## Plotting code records

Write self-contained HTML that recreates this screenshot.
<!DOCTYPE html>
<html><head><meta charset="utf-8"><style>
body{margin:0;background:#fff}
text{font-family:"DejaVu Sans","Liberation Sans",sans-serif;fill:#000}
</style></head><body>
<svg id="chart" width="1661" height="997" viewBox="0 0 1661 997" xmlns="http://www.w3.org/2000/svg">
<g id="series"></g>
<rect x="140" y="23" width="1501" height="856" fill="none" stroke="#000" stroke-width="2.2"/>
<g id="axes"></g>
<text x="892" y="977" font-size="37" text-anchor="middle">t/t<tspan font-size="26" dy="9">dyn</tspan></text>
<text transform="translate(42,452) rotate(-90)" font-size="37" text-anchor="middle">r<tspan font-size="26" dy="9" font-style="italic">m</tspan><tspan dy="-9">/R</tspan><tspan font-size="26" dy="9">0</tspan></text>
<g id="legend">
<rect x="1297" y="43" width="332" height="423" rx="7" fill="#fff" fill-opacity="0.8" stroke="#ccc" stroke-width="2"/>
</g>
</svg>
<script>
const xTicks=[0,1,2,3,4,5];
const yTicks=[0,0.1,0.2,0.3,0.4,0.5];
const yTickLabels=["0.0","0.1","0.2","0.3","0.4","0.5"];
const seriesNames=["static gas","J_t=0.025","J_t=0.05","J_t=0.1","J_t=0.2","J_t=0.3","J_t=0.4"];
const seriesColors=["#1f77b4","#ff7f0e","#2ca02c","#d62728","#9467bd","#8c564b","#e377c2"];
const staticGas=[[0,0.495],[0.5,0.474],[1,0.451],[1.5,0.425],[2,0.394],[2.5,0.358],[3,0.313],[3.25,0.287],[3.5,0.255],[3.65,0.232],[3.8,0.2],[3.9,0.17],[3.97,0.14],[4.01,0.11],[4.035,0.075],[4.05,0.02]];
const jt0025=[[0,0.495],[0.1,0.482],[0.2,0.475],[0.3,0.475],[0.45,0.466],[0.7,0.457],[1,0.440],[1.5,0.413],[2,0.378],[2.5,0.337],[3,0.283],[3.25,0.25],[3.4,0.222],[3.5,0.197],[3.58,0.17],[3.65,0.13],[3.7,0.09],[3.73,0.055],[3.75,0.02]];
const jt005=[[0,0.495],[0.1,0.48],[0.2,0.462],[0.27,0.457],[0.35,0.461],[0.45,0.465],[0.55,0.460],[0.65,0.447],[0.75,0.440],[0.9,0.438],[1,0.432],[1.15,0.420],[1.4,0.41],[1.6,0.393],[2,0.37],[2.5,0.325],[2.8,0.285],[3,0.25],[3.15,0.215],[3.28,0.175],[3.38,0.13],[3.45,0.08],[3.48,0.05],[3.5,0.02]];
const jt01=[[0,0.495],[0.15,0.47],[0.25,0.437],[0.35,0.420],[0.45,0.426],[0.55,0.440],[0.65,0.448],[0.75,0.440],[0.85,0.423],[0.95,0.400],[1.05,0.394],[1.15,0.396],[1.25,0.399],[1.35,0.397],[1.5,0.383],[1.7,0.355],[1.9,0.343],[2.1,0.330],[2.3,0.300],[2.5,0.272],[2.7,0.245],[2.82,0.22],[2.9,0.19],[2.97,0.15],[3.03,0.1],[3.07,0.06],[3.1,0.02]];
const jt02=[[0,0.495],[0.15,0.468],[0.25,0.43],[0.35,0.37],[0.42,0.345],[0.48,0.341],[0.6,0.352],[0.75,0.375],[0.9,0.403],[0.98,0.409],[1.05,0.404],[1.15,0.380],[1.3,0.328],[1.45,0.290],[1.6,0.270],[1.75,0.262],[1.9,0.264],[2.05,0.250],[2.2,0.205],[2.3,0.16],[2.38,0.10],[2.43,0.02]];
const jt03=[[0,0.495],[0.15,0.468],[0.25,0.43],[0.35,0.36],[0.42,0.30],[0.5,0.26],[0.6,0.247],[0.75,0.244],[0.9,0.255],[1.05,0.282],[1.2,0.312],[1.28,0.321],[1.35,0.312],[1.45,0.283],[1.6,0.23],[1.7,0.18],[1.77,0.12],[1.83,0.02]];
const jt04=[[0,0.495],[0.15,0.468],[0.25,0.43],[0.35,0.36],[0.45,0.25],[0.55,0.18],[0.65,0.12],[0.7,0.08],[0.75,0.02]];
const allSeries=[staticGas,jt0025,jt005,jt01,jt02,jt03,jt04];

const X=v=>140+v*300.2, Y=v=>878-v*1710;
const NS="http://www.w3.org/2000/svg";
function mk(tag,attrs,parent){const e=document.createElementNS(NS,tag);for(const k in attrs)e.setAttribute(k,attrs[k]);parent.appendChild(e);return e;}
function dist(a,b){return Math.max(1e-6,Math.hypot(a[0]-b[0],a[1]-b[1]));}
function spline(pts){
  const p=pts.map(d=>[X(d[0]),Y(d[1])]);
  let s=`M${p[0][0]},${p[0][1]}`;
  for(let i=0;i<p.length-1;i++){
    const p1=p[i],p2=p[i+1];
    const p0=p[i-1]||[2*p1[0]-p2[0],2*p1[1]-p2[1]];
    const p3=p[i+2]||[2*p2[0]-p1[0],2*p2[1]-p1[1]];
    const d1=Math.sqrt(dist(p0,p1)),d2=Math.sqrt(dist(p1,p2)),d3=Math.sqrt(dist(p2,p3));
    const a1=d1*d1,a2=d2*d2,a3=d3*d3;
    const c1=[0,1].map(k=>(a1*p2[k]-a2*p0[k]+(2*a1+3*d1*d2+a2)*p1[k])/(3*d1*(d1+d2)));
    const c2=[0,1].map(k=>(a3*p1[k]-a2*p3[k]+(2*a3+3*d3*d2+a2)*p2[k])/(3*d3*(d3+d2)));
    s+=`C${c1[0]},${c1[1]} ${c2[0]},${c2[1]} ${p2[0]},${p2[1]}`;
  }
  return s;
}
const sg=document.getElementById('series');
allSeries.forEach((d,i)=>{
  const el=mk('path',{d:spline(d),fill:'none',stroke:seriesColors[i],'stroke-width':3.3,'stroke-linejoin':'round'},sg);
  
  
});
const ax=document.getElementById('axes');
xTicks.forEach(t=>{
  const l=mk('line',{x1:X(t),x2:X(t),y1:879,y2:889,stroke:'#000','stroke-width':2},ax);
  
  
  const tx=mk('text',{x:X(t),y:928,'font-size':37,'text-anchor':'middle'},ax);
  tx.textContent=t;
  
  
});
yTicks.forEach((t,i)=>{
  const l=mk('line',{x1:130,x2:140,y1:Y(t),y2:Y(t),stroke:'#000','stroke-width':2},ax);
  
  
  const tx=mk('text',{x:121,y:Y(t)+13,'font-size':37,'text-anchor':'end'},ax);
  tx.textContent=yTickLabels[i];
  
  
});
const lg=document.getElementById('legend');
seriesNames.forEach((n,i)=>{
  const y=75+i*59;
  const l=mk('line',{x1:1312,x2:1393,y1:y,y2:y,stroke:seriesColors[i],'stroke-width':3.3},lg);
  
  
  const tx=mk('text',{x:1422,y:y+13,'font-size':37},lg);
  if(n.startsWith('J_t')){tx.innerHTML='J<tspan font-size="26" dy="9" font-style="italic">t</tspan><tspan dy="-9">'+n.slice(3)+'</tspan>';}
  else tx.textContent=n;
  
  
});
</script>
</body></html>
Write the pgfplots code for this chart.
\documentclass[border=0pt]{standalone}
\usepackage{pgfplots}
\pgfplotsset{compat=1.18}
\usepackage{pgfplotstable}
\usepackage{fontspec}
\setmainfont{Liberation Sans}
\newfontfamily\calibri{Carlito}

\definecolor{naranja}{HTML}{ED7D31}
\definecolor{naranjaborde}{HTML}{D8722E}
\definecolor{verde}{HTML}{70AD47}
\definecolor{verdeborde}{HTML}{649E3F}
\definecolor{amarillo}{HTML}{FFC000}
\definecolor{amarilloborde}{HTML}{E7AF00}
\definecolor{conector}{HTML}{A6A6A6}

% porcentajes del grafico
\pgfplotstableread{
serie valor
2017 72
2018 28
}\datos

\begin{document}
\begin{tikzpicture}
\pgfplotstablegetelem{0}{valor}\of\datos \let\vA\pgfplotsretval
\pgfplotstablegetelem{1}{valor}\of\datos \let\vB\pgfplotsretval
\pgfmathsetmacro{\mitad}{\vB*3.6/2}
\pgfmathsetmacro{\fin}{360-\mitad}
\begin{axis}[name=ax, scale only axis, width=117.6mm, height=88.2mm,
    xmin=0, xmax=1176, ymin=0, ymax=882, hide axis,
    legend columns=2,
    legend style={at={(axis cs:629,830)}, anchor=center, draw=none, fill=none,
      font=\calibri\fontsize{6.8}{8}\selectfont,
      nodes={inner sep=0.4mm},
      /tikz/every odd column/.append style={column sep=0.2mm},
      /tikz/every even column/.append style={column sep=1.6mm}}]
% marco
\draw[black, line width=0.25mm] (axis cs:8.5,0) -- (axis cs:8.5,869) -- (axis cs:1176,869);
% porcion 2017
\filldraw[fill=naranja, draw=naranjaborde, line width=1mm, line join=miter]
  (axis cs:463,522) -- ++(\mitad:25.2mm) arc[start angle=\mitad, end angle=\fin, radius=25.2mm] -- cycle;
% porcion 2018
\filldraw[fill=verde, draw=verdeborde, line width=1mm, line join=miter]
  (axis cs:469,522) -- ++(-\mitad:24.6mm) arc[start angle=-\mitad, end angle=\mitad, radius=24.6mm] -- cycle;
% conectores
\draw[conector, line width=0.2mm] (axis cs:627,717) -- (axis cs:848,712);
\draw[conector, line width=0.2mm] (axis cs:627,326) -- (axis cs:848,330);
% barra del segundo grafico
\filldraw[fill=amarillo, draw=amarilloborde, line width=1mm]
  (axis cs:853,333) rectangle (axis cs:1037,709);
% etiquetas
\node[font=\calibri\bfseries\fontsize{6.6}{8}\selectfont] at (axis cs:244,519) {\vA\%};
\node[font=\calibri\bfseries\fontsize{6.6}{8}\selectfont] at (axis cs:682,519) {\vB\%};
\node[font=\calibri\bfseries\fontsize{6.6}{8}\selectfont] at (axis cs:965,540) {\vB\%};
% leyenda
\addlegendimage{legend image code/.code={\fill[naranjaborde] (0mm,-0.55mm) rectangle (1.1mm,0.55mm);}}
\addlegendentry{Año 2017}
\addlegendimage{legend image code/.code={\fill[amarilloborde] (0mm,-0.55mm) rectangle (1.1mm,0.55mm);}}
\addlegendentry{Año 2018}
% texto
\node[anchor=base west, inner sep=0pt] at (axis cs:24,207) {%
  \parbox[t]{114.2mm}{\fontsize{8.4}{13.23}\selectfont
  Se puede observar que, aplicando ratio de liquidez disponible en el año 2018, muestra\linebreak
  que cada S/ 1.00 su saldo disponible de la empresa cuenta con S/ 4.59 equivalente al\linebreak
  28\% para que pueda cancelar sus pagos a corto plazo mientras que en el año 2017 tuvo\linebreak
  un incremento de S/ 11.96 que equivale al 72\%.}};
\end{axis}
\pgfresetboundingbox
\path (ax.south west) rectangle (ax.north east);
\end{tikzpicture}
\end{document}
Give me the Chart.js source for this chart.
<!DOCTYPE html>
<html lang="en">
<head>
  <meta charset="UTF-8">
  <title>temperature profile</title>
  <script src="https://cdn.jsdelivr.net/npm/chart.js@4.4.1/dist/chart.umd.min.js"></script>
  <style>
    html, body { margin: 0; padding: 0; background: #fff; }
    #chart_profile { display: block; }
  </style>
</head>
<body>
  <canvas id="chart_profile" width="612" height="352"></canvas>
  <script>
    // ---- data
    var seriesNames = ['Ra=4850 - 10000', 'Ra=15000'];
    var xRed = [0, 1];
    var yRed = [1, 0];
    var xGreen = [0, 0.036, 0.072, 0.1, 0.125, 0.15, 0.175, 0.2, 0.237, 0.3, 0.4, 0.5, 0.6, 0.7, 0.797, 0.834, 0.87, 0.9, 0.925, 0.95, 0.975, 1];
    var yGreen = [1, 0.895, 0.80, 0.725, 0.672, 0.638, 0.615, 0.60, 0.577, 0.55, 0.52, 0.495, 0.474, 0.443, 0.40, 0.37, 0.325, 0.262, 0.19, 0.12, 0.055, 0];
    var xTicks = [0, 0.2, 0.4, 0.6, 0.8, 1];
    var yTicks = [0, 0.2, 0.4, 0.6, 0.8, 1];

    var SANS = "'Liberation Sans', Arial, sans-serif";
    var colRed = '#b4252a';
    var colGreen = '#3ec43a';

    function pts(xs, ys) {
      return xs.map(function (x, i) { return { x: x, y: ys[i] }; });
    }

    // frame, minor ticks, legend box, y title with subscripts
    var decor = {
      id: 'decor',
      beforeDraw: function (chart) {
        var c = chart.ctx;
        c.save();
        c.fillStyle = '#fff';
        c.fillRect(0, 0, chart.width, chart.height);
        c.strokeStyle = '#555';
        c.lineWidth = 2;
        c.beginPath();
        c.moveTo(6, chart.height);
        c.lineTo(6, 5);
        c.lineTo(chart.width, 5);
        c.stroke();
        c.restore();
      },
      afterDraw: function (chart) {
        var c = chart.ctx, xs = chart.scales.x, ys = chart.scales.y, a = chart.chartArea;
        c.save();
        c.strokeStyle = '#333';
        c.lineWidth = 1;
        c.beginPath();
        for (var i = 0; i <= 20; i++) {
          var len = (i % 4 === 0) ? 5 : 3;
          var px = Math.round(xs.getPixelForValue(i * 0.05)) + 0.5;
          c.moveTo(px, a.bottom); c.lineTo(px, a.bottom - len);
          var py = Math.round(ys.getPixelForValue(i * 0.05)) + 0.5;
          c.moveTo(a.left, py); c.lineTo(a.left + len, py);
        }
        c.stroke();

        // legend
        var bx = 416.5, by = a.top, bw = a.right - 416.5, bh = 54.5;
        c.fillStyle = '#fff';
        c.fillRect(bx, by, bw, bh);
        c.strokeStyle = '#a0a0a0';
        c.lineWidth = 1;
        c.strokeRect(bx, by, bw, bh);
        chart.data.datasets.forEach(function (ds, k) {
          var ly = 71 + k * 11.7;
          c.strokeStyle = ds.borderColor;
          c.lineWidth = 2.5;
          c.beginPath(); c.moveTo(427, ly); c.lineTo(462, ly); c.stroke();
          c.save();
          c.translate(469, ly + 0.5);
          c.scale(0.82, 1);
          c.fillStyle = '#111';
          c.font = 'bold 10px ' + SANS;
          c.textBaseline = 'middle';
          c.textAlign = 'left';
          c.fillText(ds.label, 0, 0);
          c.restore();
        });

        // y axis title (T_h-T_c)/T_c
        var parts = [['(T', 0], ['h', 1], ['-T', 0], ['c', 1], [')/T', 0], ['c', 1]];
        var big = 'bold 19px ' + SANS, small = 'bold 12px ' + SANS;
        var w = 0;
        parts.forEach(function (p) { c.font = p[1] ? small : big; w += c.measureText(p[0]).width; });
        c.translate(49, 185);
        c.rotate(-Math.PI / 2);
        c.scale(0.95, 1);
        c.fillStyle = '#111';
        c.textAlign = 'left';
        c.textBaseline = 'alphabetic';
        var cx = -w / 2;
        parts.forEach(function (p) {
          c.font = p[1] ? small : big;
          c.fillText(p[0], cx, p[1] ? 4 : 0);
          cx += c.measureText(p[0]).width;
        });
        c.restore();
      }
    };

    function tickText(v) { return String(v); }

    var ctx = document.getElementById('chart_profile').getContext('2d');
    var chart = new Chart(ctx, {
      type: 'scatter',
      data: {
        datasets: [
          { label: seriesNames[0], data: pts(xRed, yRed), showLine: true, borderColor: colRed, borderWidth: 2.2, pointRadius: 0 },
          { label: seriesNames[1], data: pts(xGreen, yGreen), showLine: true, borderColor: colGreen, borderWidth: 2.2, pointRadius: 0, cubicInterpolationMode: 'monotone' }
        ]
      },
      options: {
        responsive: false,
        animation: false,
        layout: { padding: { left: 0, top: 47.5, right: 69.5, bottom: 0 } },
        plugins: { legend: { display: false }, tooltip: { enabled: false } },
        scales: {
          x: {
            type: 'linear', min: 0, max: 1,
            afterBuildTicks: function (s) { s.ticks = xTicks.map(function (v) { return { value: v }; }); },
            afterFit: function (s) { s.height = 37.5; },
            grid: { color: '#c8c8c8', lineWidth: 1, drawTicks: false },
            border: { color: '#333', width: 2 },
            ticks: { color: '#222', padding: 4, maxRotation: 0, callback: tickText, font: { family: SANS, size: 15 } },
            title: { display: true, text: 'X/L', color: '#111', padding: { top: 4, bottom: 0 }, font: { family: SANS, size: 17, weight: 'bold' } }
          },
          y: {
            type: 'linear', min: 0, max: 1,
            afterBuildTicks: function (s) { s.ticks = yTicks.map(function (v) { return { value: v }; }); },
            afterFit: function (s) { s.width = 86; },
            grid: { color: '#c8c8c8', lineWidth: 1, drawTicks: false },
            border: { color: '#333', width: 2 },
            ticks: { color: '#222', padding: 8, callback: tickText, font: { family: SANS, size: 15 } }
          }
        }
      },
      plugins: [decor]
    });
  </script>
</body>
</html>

## PROMPT
Return only the stretch of the material above from the line holding "Give me the Chart.js source for this chart." through the line holding "var colGreen = '#3ec43a';", copied exactly.

## TASK RESULT
Give me the Chart.js source for this chart.
<!DOCTYPE html>
<html lang="en">
<head>
  <meta charset="UTF-8">
  <title>temperature profile</title>
  <script src="https://cdn.jsdelivr.net/npm/chart.js@4.4.1/dist/chart.umd.min.js"></script>
  <style>
    html, body { margin: 0; padding: 0; background: #fff; }
    #chart_profile { display: block; }
  </style>
</head>
<body>
  <canvas id="chart_profile" width="612" height="352"></canvas>
  <script>
    // ---- data
    var seriesNames = ['Ra=4850 - 10000', 'Ra=15000'];
    var xRed = [0, 1];
    var yRed = [1, 0];
    var xGreen = [0, 0.036, 0.072, 0.1, 0.125, 0.15, 0.175, 0.2, 0.237, 0.3, 0.4, 0.5, 0.6, 0.7, 0.797, 0.834, 0.87, 0.9, 0.925, 0.95, 0.975, 1];
    var yGreen = [1, 0.895, 0.80, 0.725, 0.672, 0.638, 0.615, 0.60, 0.577, 0.55, 0.52, 0.495, 0.474, 0.443, 0.40, 0.37, 0.325, 0.262, 0.19, 0.12, 0.055, 0];
    var xTicks = [0, 0.2, 0.4, 0.6, 0.8, 1];
    var yTicks = [0, 0.2, 0.4, 0.6, 0.8, 1];

    var SANS = "'Liberation Sans', Arial, sans-serif";
    var colRed = '#b4252a';
    var colGreen = '#3ec43a';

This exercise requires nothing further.